◆ Goal: Tally how many lines include "React". The number is the whole answer.

◆ Data provided:
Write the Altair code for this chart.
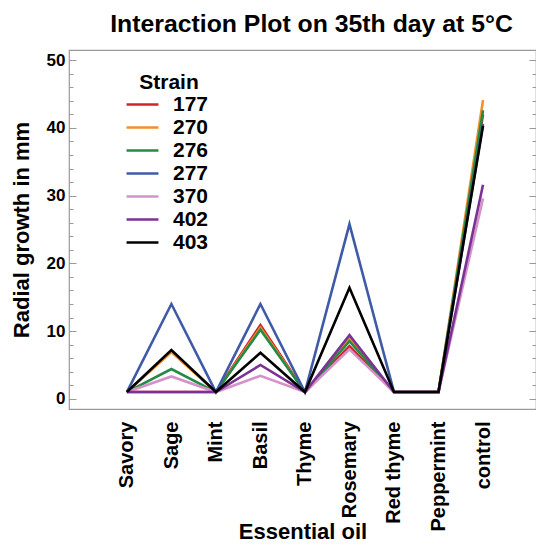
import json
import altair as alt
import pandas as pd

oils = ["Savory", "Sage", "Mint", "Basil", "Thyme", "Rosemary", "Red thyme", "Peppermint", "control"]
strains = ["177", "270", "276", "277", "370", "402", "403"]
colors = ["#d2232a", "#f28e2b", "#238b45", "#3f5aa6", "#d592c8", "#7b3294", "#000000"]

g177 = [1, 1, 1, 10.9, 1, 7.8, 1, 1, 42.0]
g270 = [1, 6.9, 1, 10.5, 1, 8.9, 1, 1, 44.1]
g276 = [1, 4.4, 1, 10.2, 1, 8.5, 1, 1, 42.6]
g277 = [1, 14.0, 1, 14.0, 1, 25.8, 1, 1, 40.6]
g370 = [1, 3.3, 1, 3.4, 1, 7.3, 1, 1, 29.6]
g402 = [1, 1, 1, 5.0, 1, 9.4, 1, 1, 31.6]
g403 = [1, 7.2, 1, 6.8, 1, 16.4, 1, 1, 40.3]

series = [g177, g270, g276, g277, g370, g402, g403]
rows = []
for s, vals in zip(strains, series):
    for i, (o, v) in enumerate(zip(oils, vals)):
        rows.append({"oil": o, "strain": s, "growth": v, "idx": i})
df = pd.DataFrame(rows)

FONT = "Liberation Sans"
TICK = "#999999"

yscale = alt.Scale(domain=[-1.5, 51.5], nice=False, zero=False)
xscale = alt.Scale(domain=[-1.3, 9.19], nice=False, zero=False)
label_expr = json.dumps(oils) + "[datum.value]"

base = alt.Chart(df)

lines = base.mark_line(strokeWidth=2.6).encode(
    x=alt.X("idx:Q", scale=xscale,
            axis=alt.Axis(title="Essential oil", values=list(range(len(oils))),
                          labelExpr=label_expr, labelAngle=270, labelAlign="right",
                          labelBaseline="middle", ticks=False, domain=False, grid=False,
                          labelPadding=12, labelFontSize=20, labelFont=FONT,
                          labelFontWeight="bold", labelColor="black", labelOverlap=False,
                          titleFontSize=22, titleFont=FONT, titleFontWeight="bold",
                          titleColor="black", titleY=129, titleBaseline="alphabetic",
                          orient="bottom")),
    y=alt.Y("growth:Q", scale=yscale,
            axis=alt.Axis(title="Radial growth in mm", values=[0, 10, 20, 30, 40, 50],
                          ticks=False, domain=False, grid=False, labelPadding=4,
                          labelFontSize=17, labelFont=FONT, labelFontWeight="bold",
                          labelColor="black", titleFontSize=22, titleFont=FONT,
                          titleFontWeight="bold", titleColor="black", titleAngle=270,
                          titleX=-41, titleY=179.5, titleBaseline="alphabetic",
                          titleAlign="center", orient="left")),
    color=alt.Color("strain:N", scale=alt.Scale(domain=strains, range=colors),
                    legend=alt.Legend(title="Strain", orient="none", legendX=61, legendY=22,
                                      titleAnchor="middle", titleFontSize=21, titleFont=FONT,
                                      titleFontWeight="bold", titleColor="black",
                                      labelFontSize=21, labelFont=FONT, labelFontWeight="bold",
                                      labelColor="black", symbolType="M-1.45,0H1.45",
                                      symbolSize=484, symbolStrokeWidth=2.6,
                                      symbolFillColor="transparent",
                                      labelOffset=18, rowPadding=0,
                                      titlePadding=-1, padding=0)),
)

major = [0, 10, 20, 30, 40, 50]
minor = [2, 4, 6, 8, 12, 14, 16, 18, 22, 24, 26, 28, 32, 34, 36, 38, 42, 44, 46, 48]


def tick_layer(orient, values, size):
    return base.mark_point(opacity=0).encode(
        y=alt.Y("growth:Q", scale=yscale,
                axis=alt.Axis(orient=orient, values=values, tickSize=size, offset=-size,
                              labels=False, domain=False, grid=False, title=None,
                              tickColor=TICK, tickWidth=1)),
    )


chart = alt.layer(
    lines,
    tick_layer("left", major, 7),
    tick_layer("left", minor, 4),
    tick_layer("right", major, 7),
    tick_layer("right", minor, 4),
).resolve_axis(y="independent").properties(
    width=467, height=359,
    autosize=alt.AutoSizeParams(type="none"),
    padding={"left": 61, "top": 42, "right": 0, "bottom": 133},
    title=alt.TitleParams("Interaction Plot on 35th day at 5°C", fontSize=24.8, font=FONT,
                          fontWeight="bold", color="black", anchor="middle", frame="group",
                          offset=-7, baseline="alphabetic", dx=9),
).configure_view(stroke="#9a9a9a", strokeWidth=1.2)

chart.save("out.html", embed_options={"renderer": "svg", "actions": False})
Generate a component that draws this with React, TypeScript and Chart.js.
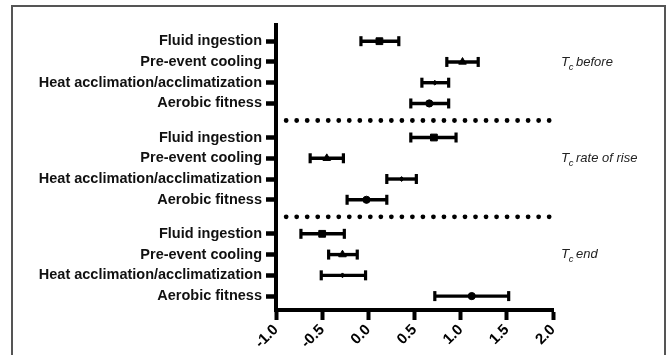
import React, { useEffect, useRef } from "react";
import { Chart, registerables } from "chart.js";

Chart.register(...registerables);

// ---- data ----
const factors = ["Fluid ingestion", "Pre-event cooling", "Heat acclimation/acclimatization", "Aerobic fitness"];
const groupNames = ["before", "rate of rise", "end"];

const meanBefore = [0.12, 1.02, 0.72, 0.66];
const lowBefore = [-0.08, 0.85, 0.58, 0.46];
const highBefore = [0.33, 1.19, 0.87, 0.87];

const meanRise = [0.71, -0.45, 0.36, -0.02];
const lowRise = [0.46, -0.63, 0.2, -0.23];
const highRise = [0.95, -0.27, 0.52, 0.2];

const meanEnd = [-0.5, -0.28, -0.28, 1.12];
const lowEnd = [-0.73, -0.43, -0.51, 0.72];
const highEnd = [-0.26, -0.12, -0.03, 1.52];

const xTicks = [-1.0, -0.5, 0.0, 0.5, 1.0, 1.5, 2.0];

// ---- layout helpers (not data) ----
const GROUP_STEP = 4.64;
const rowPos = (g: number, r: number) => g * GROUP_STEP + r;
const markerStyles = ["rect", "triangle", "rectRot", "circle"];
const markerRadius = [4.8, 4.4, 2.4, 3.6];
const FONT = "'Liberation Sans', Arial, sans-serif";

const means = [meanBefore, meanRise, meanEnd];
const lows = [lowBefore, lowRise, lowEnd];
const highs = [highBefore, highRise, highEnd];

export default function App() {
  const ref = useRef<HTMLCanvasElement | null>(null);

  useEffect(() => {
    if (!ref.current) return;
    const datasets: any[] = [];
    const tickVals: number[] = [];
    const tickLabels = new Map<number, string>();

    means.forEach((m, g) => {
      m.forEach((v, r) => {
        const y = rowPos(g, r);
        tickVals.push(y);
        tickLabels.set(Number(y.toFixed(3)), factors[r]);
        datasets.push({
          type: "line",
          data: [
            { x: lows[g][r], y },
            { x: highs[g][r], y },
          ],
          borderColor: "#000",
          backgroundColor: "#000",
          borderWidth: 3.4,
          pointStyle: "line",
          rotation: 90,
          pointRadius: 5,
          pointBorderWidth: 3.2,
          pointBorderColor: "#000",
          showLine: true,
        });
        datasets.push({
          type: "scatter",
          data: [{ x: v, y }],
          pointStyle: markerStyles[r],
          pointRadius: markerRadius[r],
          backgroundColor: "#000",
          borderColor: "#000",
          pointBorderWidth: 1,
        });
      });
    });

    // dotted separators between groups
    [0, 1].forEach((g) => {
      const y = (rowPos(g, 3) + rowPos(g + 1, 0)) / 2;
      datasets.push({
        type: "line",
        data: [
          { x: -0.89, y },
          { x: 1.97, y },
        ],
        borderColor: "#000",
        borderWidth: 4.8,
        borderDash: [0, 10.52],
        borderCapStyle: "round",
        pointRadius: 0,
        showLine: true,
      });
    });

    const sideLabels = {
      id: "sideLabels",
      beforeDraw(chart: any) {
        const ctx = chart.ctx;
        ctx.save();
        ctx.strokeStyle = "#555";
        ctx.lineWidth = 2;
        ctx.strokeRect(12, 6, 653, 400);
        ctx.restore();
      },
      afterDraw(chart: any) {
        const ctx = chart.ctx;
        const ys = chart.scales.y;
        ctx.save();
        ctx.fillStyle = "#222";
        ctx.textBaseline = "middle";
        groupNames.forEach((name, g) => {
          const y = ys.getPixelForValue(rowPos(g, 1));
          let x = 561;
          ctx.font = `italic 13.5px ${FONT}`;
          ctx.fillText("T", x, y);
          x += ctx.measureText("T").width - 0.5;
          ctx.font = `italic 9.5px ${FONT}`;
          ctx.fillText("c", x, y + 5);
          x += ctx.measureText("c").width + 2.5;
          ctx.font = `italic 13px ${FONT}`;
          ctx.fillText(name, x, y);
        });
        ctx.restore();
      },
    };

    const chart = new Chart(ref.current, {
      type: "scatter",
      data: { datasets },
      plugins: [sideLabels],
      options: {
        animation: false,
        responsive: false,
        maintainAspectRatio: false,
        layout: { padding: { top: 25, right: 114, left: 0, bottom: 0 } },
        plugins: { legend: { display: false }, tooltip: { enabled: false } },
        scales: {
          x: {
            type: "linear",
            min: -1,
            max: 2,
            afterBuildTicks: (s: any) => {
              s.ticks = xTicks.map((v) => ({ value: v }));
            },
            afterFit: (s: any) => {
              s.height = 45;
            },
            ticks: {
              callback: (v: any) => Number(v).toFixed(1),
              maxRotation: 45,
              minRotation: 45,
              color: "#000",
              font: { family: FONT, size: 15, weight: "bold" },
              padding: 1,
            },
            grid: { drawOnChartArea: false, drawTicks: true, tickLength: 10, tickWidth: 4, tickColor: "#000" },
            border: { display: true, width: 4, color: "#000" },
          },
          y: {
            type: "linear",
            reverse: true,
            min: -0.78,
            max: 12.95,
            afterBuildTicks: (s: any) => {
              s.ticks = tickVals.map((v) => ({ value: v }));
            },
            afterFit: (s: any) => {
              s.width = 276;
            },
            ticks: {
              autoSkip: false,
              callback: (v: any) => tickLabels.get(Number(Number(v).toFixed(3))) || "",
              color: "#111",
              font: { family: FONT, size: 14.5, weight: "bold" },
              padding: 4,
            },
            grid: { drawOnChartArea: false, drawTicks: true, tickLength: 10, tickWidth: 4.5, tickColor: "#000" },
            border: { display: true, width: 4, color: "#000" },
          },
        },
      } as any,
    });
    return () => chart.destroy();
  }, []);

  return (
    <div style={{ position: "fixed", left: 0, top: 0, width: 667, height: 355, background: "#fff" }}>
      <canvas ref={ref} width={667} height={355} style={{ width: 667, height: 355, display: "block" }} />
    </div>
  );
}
==
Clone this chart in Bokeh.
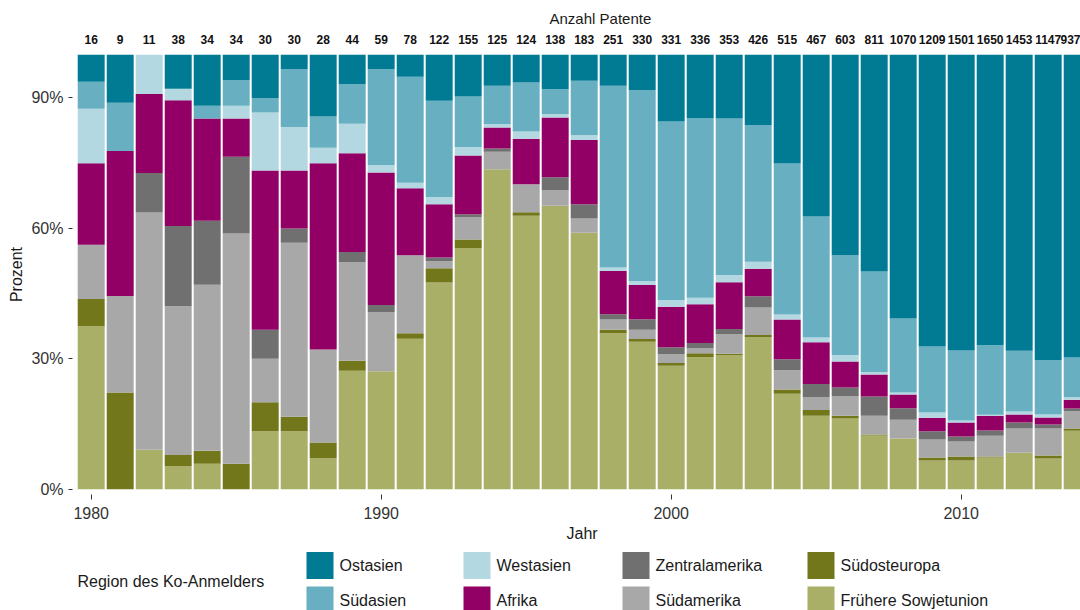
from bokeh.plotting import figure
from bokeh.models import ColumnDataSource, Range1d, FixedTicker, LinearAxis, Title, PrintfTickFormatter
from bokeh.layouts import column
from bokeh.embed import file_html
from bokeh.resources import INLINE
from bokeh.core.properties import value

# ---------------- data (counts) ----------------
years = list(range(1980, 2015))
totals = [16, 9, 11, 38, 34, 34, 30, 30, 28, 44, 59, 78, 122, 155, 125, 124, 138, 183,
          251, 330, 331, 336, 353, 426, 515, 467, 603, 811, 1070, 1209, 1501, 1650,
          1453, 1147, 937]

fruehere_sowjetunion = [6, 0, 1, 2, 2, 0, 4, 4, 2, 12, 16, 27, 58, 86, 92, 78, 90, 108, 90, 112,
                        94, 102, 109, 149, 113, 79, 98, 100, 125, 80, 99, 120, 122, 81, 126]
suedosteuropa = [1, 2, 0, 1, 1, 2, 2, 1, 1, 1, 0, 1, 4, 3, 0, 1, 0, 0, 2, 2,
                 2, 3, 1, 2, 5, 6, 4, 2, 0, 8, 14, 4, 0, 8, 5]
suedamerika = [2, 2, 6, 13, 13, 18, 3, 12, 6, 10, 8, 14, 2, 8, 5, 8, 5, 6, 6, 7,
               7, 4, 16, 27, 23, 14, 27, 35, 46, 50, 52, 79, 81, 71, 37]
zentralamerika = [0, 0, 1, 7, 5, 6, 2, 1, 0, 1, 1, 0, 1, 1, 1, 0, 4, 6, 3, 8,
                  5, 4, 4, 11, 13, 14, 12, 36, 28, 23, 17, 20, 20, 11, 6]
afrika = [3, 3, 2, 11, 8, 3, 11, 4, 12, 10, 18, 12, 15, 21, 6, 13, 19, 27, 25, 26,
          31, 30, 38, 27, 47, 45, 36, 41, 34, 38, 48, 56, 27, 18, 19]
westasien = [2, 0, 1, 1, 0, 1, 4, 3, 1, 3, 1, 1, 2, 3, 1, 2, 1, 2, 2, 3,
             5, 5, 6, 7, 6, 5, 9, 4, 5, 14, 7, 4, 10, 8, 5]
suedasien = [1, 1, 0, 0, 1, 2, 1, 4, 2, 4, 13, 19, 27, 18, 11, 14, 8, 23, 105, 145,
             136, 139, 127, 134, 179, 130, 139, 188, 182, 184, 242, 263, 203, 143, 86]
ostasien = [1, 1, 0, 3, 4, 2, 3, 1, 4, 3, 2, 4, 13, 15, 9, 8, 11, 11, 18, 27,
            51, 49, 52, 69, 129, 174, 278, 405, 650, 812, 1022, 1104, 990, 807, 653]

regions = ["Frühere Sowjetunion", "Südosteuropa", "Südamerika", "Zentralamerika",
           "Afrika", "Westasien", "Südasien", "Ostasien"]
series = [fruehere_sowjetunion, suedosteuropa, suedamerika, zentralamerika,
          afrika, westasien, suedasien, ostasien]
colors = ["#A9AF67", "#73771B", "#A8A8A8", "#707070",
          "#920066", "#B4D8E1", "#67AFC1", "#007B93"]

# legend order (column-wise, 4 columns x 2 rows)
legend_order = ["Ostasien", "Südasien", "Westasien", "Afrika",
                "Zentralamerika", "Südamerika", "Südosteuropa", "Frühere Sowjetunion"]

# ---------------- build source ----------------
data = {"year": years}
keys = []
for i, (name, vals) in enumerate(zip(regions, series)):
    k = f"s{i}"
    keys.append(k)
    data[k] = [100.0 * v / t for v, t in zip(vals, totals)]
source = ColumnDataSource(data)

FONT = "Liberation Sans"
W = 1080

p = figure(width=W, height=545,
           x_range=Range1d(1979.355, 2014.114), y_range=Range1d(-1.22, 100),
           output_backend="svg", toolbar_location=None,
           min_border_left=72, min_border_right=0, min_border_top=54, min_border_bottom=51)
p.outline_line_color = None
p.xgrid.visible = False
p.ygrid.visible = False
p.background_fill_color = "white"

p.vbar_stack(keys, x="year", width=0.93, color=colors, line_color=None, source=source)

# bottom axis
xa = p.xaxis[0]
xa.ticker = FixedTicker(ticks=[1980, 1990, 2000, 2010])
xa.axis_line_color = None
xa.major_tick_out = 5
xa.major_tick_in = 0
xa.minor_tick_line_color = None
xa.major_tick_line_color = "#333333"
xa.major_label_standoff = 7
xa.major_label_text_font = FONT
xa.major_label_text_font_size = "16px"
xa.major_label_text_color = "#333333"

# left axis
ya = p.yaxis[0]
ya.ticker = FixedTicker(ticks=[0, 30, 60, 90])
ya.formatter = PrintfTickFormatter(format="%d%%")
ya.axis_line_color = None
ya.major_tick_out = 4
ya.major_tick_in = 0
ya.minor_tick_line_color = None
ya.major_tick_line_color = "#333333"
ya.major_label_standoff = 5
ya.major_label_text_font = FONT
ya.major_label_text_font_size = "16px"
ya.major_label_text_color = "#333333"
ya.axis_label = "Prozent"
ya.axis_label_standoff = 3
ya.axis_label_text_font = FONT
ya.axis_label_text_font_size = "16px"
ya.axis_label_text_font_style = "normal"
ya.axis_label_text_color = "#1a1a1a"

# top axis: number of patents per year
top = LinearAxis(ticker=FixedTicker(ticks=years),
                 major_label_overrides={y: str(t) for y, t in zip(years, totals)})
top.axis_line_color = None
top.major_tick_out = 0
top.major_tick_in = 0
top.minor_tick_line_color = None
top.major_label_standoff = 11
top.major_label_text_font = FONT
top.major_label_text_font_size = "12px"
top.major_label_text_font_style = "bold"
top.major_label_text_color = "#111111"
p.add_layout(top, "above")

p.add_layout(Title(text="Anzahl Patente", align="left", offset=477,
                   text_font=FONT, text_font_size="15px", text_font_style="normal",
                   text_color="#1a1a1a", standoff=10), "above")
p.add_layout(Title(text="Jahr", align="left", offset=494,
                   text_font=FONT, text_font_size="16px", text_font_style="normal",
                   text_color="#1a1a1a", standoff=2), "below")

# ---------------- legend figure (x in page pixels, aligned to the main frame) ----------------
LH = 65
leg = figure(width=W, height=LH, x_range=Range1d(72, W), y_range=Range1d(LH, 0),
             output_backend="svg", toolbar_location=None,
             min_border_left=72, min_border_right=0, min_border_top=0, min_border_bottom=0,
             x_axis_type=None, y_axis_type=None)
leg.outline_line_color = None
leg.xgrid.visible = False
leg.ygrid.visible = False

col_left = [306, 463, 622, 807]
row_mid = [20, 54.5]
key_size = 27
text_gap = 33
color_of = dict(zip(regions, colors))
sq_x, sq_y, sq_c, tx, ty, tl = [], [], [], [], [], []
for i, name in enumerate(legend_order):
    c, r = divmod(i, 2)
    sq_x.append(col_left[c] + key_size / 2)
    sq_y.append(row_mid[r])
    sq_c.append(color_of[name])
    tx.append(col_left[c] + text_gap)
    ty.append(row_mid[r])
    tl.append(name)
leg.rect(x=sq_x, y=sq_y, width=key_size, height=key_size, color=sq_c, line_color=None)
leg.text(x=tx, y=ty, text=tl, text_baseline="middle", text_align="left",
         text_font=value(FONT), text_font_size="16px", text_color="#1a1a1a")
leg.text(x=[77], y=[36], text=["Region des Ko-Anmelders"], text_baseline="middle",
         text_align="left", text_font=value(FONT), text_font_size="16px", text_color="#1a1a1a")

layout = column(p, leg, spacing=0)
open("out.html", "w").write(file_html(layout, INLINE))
==
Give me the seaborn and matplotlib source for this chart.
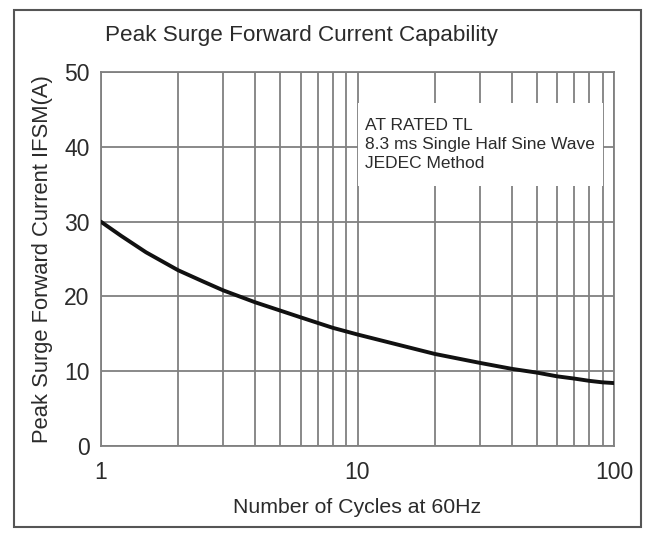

◆ Answer for this exercise: 2